AIM:
Please give the count of lines holding the string "this" and nothing besides.

◆ ◆ ◆ ◆ ◆ ◆ ◆

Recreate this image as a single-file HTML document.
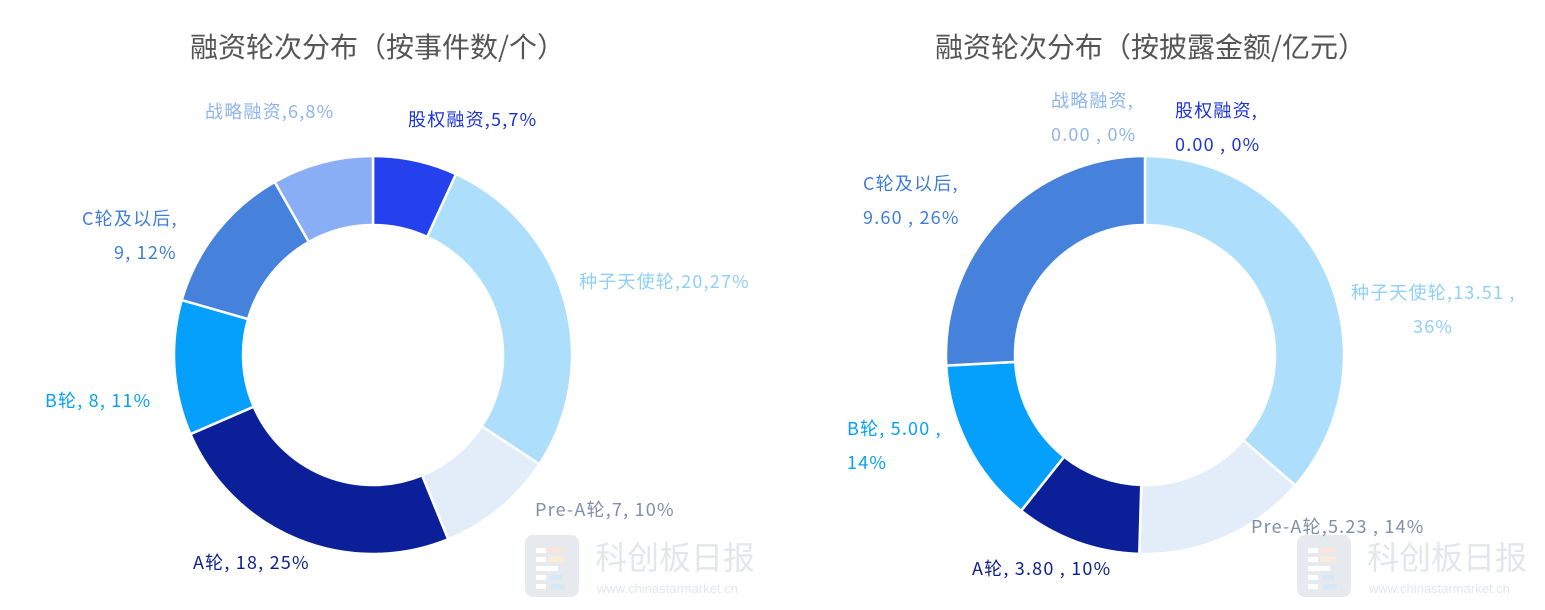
<!DOCTYPE html>
<html><head><meta charset="utf-8">
<style>
html,body{margin:0;padding:0;background:#fff;}
body{width:1545px;height:610px;position:relative;overflow:hidden;font-family:"Noto Sans CJK SC","Liberation Sans",sans-serif;}
.t{position:absolute;font-size:28px;color:#555;white-space:nowrap;line-height:40px;}
.l{position:absolute;font-size:18px;letter-spacing:1.2px;white-space:nowrap;line-height:34px;}
</style></head><body>
<div class="t" style="left:190px;top:26px;">融资轮次分布（按事件数/个）</div>
<div class="t" style="left:935px;top:26px;">融资轮次分布（按披露金额/亿元）</div>

<svg id="chart" width="1545" height="610" style="position:absolute;left:0;top:0">
  <g id="wm1">
    <rect x="525" y="535" width="54" height="62" rx="8" fill="#e6e9ed"/>
    <rect x="536" y="548" width="10" height="5" fill="#fff"/><rect x="548" y="548" width="16" height="5" fill="#fde3dc"/>
    <rect x="536" y="557" width="10" height="5" fill="#fff"/><rect x="548" y="557" width="16" height="5" fill="#fdebd3"/>
    <rect x="536" y="566" width="22" height="5" fill="#fff"/>
    <rect x="536" y="575" width="10" height="5" fill="#fff"/><rect x="551" y="575" width="12" height="5" fill="#d6e8f7"/>
    <rect x="536" y="584" width="10" height="5" fill="#fff"/><rect x="551" y="584" width="14" height="5" fill="#d6e8f7"/>
    <text x="595" y="569" font-size="32" fill="#e3e6ea" font-family="Noto Sans CJK SC, sans-serif">科创板日报</text>
    <text x="597" y="593" font-size="13" fill="#e3e6ea" font-family="Liberation Sans, sans-serif">www.chinastarmarket.cn</text>
  </g>
  <g id="wm2">
    <rect x="1297" y="535" width="54" height="62" rx="8" fill="#e6e9ed"/>
    <rect x="1308" y="548" width="10" height="5" fill="#fff"/><rect x="1320" y="548" width="16" height="5" fill="#fde3dc"/>
    <rect x="1308" y="557" width="10" height="5" fill="#fff"/><rect x="1320" y="557" width="16" height="5" fill="#fdebd3"/>
    <rect x="1308" y="566" width="22" height="5" fill="#fff"/>
    <rect x="1308" y="575" width="10" height="5" fill="#fff"/><rect x="1323" y="575" width="12" height="5" fill="#d6e8f7"/>
    <rect x="1308" y="584" width="10" height="5" fill="#fff"/><rect x="1323" y="584" width="14" height="5" fill="#d6e8f7"/>
    <text x="1367" y="569" font-size="32" fill="#e3e6ea" font-family="Noto Sans CJK SC, sans-serif">科创板日报</text>
    <text x="1369" y="593" font-size="13" fill="#e3e6ea" font-family="Liberation Sans, sans-serif">www.chinastarmarket.cn</text>
  </g>
</svg>

<div class="l" style="left:205px;top:94px;color:#8db4ec">战略融资,6,8%</div>
<div class="l" style="left:408px;top:102px;color:#1a33d8">股权融资,5,7%</div>
<div class="l" style="left:579px;top:264px;color:#8fd0fb">种子天使轮,20,27%</div>
<div class="l" style="left:535px;top:492px;color:#7f8fa8">Pre-A轮,7, 10%</div>
<div class="l" style="left:193px;top:545px;color:#0b1f8f">A轮, 18, 25%</div>
<div class="l" style="left:45px;top:383px;color:#04a0fc">B轮, 8, 11%</div>
<div class="l" style="left:82px;top:201px;color:#3f7ddc">C轮及以后,<br><span style="padding-left:32px">9, 12%</span></div>

<div class="l" style="left:1051px;top:83px;color:#8db4ec">战略融资,<br>0.00 , 0%</div>
<div class="l" style="left:1175px;top:93px;color:#1a33d8">股权融资,<br>0.00 , 0%</div>
<div class="l" style="left:1351px;top:275px;color:#8fd0fb">种子天使轮,13.51 ,<br><span style="padding-left:62px">36%</span></div>
<div class="l" style="left:1251px;top:509px;color:#7f8fa8">Pre-A轮,5.23 , 14%</div>
<div class="l" style="left:972px;top:551px;color:#0b1f8f">A轮, 3.80 , 10%</div>
<div class="l" style="left:847px;top:411px;color:#04a0fc">B轮, 5.00 ,<br>14%</div>
<div class="l" style="left:863px;top:166px;color:#3f7ddc">C轮及以后,<br>9.60 , 26%</div>

<script>
const categories = ['股权融资','种子天使轮','Pre-A轮','A轮','B轮','C轮及以后','战略融资'];
const countValues = [5,20,7,18,8,9,6];
const amountValues = [0,13.51,5.23,3.80,5.00,9.60,0];
const sliceColors = ['#2541ee','#addffd','#e3edf9','#0b1f99','#04a0fc','#4682dc','#8aaef5'];
const NS='http://www.w3.org/2000/svg';
const svg=document.getElementById('chart');
function donut(values,cx,cy,R,r,prefix){
  const total=values.reduce((a,b)=>a+b,0);
  let a0=-Math.PI/2;
  values.forEach((v,i)=>{
    const a1=a0+v/total*2*Math.PI;
    if(v>0){
      const large=(a1-a0)>Math.PI?1:0;
      const p=(ang,rad)=>[cx+rad*Math.cos(ang),cy+rad*Math.sin(ang)];
      const [x0,y0]=p(a0,R),[x1,y1]=p(a1,R),[x2,y2]=p(a1,r),[x3,y3]=p(a0,r);
      const path=document.createElementNS(NS,'path');
      path.setAttribute('d',`M${x0},${y0}A${R},${R} 0 ${large} 1 ${x1},${y1}L${x2},${y2}A${r},${r} 0 ${large} 0 ${x3},${y3}Z`);
      path.setAttribute('fill',sliceColors[i]);
      path.setAttribute('stroke','#fff');
      path.setAttribute('stroke-width','2.5');
      
      
      svg.appendChild(path);
    }
    a0=a1;
  });
}
donut(countValues,373,355,199,130,'left');
donut(amountValues,1145,355,199,130,'right');
</script>
</body></html>
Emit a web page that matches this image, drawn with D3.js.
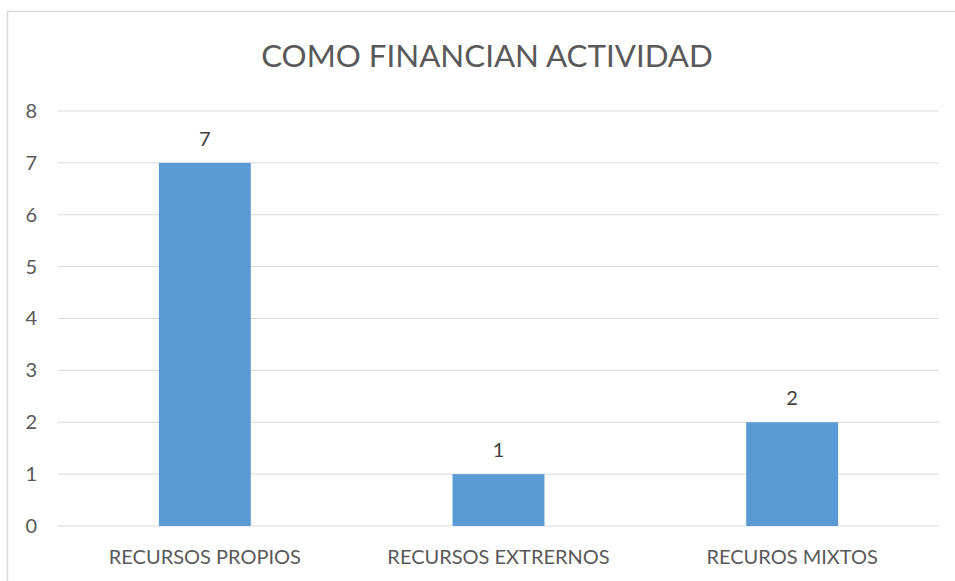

◆ ◆ ◆ ◆ ◆ ◆ ◆

FULL RESPONSE:
2